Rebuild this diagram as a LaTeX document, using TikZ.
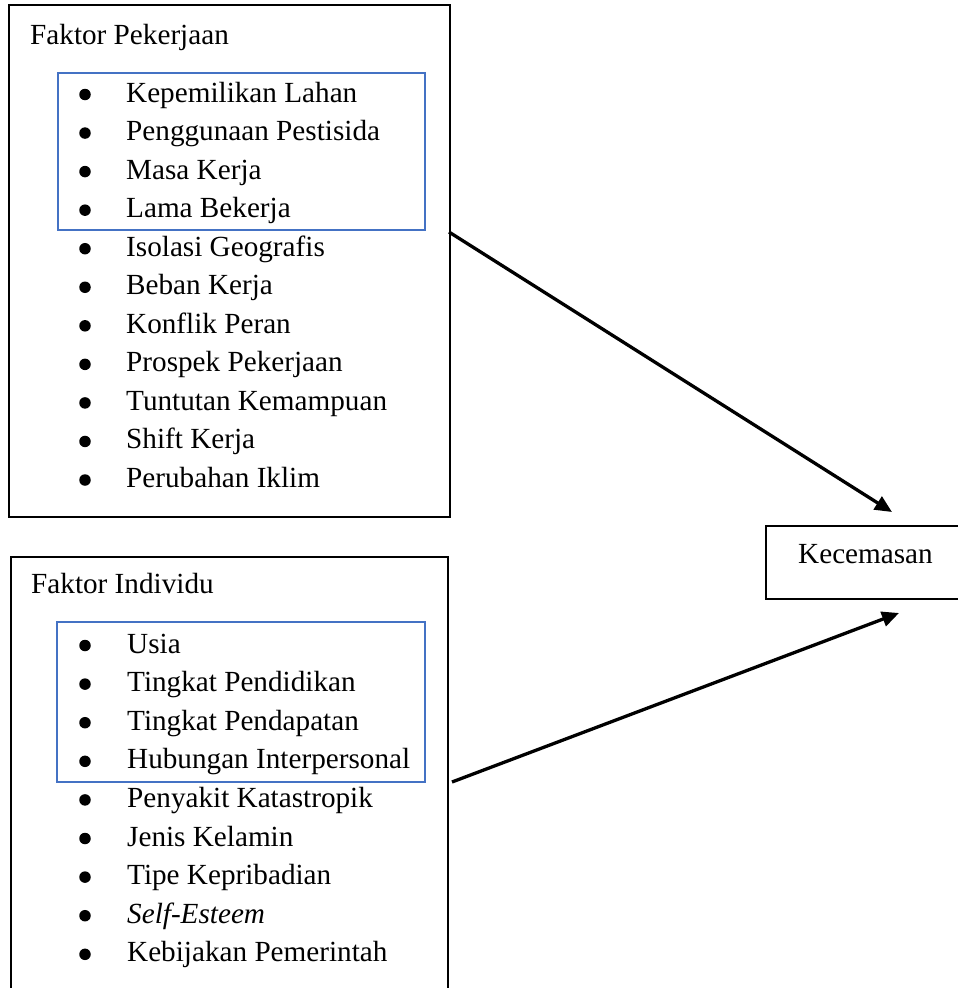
\documentclass[tikz,border=0pt]{standalone}
\usepackage{fontspec}
\setmainfont{Liberation Serif}
\usetikzlibrary{arrows.meta}
\definecolor{wordblue}{HTML}{4472C4}
\begin{document}
\begin{tikzpicture}[x=1pt,y=-1pt,
  outerbox/.style={draw=black, line width=1.5pt, inner sep=0pt, rectangle},
  bluebox/.style={draw=wordblue, line width=1.6pt},
  txt/.style={inner sep=0pt, anchor=base west, font=\fontsize{29.2}{35}\selectfont},
  bul/.style={circle, fill=black, inner sep=0pt, minimum size=11.5pt},
  arr/.style={line width=3.3pt, -{Triangle[length=17pt,width=15pt]}}]
\useasboundingbox (0,0) rectangle (958,988);
\clip (0,0) rectangle (958,988);
% outer boxes
\node[outerbox, minimum width=441pt, minimum height=512pt] (b1) at (229.5,261) {};
\node[outerbox, minimum width=437pt, minimum height=460pt] (b2) at (229.5,787) {};
\node[outerbox, minimum width=250pt, minimum height=73pt] (kbox) at (891,562.5) {};
% inner blue boxes
\draw[bluebox] (58,73) rectangle (425,230);
\draw[bluebox] (57,622) rectangle (425,782);
% titles
\node[txt] (t1) at (30,44) {Faktor Pekerjaan};
\node[txt] (t2) at (31,593) {Faktor Individu};
\node[txt] (kec) at (798,563) {Kecemasan};
% list 1
\foreach \t [count=\i from 0] in {Kepemilikan Lahan, Penggunaan Pestisida, Masa Kerja, Lama Bekerja, Isolasi Geografis, Beban Kerja, Konflik Peran, Prospek Pekerjaan, Tuntutan Kemampuan, Shift Kerja, Perubahan Iklim}{
  \node[bul] (pb\i) at (85,{94.5+38.55*\i}) {};
  \node[txt] (p\i) at (126,{102+38.55*\i}) {\t};
}
% list 2
\foreach \t [count=\i from 0] in {Usia, Tingkat Pendidikan, Tingkat Pendapatan, Hubungan Interpersonal, Penyakit Katastropik, Jenis Kelamin, Tipe Kepribadian, {\itshape Self-Esteem}, Kebijakan Pemerintah}{
  \node[bul] (qb\i) at (85,{645.5+38.6*\i}) {};
  \node[txt] (q\i) at (127,{653+38.6*\i}) {\t};
}
% arrows
\coordinate (a1s) at (449,232);
\coordinate (a1e) at (892,512);
\coordinate (a2s) at (452,782);
\coordinate (a2e) at (899,613);
\draw[arr] (a1s) -- (a1e);
\draw[arr] (a2s) -- (a2e);
\end{tikzpicture}
\end{document}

------------------------------------------------

AIM OF THE TASK: Every line of the data should be copied as it stands, without the images.

FULL OUTPUT:
Rebuild this diagram as a LaTeX document, using TikZ.
\documentclass[tikz,border=0pt]{standalone}
\usepackage{fontspec}
\setmainfont{Liberation Serif}
\usetikzlibrary{arrows.meta}
\definecolor{wordblue}{HTML}{4472C4}
\begin{document}
\begin{tikzpicture}[x=1pt,y=-1pt,
  outerbox/.style={draw=black, line width=1.5pt, inner sep=0pt, rectangle},
  bluebox/.style={draw=wordblue, line width=1.6pt},
  txt/.style={inner sep=0pt, anchor=base west, font=\fontsize{29.2}{35}\selectfont},
  bul/.style={circle, fill=black, inner sep=0pt, minimum size=11.5pt},
  arr/.style={line width=3.3pt, -{Triangle[length=17pt,width=15pt]}}]
\useasboundingbox (0,0) rectangle (958,988);
\clip (0,0) rectangle (958,988);
% outer boxes
\node[outerbox, minimum width=441pt, minimum height=512pt] (b1) at (229.5,261) {};
\node[outerbox, minimum width=437pt, minimum height=460pt] (b2) at (229.5,787) {};
\node[outerbox, minimum width=250pt, minimum height=73pt] (kbox) at (891,562.5) {};
% inner blue boxes
\draw[bluebox] (58,73) rectangle (425,230);
\draw[bluebox] (57,622) rectangle (425,782);
% titles
\node[txt] (t1) at (30,44) {Faktor Pekerjaan};
\node[txt] (t2) at (31,593) {Faktor Individu};
\node[txt] (kec) at (798,563) {Kecemasan};
% list 1
\foreach \t [count=\i from 0] in {Kepemilikan Lahan, Penggunaan Pestisida, Masa Kerja, Lama Bekerja, Isolasi Geografis, Beban Kerja, Konflik Peran, Prospek Pekerjaan, Tuntutan Kemampuan, Shift Kerja, Perubahan Iklim}{
  \node[bul] (pb\i) at (85,{94.5+38.55*\i}) {};
  \node[txt] (p\i) at (126,{102+38.55*\i}) {\t};
}
% list 2
\foreach \t [count=\i from 0] in {Usia, Tingkat Pendidikan, Tingkat Pendapatan, Hubungan Interpersonal, Penyakit Katastropik, Jenis Kelamin, Tipe Kepribadian, {\itshape Self-Esteem}, Kebijakan Pemerintah}{
  \node[bul] (qb\i) at (85,{645.5+38.6*\i}) {};
  \node[txt] (q\i) at (127,{653+38.6*\i}) {\t};
}
% arrows
\coordinate (a1s) at (449,232);
\coordinate (a1e) at (892,512);
\coordinate (a2s) at (452,782);
\coordinate (a2e) at (899,613);
\draw[arr] (a1s) -- (a1e);
\draw[arr] (a2s) -- (a2e);
\end{tikzpicture}
\end{document}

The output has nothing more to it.